#### Work to complete:
Copy exactly the lines from the one containing "Emit a component" through the one containing "Line, XAxis, YAxis", both included, and leave out any pictures.

#### Information shown:
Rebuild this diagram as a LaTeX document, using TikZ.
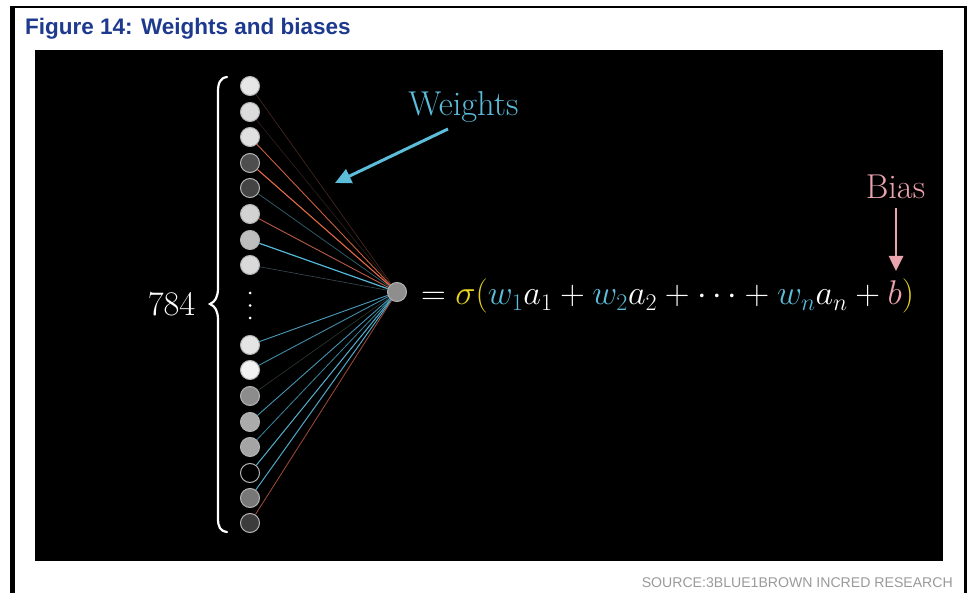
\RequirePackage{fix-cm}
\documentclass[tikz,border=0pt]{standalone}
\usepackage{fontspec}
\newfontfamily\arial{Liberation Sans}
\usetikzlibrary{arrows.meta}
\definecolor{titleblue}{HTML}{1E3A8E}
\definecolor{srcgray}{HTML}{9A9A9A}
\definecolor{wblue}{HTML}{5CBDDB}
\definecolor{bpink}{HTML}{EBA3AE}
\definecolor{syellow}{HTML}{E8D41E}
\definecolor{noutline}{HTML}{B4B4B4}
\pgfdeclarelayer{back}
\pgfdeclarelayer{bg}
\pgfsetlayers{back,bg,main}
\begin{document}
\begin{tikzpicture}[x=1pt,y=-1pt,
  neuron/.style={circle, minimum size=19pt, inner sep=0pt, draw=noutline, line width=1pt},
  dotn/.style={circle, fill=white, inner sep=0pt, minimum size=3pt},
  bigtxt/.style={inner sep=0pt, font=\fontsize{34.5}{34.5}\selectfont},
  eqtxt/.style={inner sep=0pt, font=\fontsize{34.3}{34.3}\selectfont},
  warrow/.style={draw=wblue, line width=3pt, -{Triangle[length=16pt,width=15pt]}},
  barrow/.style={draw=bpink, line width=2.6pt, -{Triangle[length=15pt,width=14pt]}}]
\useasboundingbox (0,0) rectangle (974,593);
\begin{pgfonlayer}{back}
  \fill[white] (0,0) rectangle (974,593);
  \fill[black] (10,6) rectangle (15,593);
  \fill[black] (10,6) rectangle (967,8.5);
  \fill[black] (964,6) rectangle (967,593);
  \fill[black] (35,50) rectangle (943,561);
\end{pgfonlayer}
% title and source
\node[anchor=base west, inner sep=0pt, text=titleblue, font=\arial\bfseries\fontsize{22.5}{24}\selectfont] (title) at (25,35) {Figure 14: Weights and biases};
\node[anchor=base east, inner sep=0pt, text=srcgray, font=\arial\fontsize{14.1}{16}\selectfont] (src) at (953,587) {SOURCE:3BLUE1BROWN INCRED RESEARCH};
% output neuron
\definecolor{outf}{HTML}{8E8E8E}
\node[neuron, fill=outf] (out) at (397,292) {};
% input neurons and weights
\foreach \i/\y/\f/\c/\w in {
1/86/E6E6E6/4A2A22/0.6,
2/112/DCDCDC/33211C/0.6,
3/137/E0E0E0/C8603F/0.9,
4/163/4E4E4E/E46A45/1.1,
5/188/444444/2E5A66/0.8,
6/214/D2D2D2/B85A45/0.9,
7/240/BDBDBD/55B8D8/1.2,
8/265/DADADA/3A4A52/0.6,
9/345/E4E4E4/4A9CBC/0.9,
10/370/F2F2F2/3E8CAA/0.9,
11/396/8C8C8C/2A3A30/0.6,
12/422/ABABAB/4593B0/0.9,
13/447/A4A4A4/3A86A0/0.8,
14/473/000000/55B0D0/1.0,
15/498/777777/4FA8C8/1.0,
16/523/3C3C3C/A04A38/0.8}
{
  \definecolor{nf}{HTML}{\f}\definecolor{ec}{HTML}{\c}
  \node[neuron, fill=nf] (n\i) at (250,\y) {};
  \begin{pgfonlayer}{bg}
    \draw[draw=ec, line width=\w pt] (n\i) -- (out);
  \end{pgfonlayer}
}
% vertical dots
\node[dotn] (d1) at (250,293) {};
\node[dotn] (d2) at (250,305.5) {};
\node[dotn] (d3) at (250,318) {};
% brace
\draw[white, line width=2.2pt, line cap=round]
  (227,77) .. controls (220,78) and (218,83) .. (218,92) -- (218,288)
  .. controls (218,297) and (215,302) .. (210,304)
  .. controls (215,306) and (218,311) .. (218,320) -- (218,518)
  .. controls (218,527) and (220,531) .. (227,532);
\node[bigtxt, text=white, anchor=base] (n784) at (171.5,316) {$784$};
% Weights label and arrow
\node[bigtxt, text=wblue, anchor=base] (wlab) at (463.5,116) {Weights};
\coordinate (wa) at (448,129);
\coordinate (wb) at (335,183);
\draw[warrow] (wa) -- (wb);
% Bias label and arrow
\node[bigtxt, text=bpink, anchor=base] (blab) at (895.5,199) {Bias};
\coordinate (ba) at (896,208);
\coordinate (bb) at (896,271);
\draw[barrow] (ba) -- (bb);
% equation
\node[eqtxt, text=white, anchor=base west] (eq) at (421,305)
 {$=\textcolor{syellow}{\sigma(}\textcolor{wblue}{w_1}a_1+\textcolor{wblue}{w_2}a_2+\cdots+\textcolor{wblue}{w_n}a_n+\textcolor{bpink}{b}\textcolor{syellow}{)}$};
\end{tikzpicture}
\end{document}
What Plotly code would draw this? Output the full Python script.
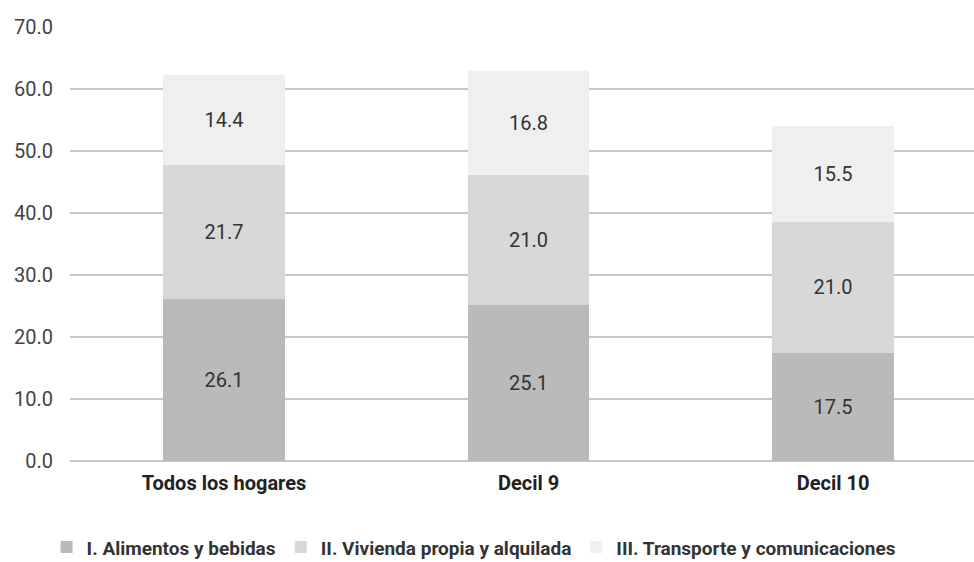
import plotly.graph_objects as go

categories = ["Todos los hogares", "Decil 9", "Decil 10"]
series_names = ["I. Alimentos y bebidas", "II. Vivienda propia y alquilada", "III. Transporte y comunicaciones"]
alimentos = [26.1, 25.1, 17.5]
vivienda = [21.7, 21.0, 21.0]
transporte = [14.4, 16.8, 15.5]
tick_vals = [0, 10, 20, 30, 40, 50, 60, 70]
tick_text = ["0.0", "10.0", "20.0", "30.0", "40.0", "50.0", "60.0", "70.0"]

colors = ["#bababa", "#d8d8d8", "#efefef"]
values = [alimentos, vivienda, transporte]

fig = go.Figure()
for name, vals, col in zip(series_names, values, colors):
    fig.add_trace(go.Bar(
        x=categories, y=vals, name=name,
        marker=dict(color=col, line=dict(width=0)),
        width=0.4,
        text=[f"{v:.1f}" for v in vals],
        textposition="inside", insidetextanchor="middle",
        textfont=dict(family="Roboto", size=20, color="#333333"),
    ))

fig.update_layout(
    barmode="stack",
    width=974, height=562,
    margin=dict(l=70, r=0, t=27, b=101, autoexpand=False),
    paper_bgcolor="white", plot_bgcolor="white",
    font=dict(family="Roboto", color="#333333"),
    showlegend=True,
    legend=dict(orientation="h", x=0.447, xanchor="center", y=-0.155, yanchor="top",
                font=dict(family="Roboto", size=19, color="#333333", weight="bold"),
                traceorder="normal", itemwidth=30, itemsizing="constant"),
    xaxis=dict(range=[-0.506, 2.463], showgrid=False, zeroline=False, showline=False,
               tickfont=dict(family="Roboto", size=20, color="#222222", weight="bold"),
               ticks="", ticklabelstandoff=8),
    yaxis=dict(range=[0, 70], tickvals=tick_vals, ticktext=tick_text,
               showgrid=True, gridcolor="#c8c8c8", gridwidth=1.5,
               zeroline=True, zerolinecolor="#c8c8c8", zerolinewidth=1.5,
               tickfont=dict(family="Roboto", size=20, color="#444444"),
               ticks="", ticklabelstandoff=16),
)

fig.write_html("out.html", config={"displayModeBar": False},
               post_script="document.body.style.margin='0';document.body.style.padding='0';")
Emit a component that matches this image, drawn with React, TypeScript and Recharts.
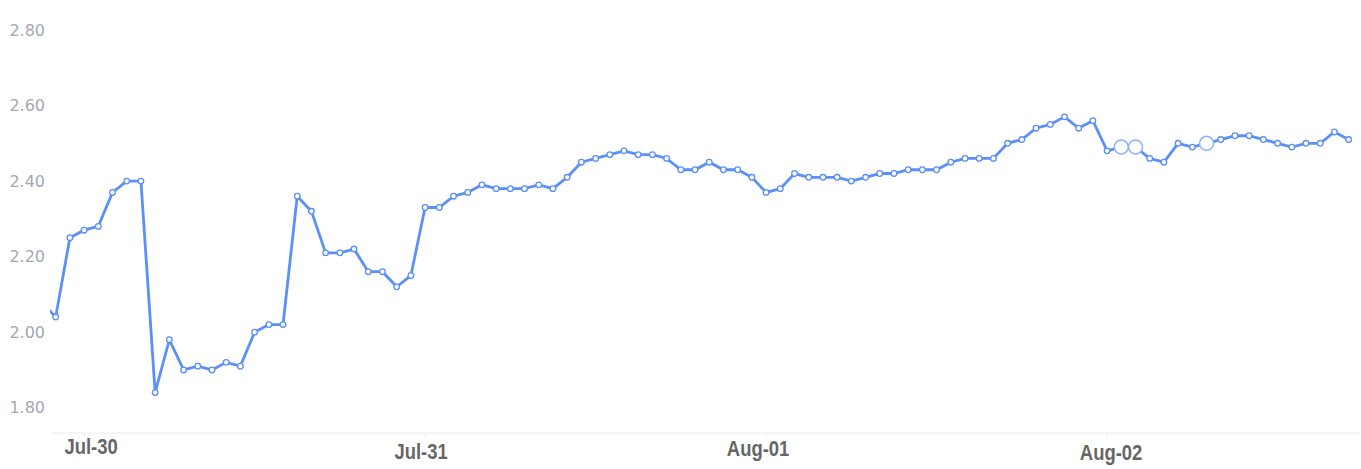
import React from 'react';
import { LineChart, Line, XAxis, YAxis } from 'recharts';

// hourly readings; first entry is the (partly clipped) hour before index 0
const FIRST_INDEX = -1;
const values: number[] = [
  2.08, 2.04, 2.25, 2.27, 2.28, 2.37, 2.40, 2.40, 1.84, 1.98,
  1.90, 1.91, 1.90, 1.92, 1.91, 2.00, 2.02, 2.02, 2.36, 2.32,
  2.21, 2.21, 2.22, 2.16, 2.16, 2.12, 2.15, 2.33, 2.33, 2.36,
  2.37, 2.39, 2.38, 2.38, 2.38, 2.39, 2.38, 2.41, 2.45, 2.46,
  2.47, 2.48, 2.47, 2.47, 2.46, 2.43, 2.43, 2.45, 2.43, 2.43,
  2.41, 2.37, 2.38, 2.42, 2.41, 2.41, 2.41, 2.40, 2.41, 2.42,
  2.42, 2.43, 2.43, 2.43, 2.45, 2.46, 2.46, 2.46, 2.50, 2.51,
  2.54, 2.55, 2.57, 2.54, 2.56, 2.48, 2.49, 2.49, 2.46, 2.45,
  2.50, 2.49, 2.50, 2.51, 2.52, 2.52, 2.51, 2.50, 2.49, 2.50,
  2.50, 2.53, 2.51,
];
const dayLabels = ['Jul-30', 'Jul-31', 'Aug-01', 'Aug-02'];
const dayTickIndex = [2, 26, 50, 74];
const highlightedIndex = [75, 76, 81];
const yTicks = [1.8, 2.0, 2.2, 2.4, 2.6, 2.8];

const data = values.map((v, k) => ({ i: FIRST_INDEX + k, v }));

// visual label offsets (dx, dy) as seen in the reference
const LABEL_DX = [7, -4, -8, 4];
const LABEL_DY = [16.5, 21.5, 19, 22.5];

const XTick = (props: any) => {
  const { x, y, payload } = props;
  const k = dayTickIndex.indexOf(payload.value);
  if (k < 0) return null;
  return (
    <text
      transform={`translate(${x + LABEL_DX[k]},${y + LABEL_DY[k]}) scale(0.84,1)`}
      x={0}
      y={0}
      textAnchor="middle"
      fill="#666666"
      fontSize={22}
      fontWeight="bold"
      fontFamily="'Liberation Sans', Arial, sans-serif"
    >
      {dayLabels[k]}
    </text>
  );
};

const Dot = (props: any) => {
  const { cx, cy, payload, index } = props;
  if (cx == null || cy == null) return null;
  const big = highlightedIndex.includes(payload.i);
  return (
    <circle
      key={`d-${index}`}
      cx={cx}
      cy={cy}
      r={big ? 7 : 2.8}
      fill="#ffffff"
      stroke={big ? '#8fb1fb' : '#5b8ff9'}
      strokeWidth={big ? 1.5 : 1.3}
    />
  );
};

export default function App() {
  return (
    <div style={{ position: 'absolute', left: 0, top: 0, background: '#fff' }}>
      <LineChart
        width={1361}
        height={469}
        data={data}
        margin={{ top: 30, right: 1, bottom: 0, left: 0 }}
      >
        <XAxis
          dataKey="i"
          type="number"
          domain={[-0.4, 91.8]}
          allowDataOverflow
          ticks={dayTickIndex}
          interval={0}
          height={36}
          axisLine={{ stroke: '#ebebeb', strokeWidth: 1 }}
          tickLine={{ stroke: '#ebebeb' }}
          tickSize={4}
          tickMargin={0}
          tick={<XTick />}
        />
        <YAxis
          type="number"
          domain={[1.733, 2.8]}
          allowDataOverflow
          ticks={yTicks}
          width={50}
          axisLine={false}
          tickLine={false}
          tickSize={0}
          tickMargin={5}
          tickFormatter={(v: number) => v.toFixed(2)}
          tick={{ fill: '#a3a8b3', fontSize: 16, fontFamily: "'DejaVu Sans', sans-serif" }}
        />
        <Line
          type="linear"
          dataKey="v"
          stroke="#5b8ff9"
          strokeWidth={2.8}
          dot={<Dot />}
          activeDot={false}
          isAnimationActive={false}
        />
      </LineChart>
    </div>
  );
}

#### Task result:
Emit a component that matches this image, drawn with React, TypeScript and Recharts.
import React from 'react';
import { LineChart, Line, XAxis, YAxis } from 'recharts';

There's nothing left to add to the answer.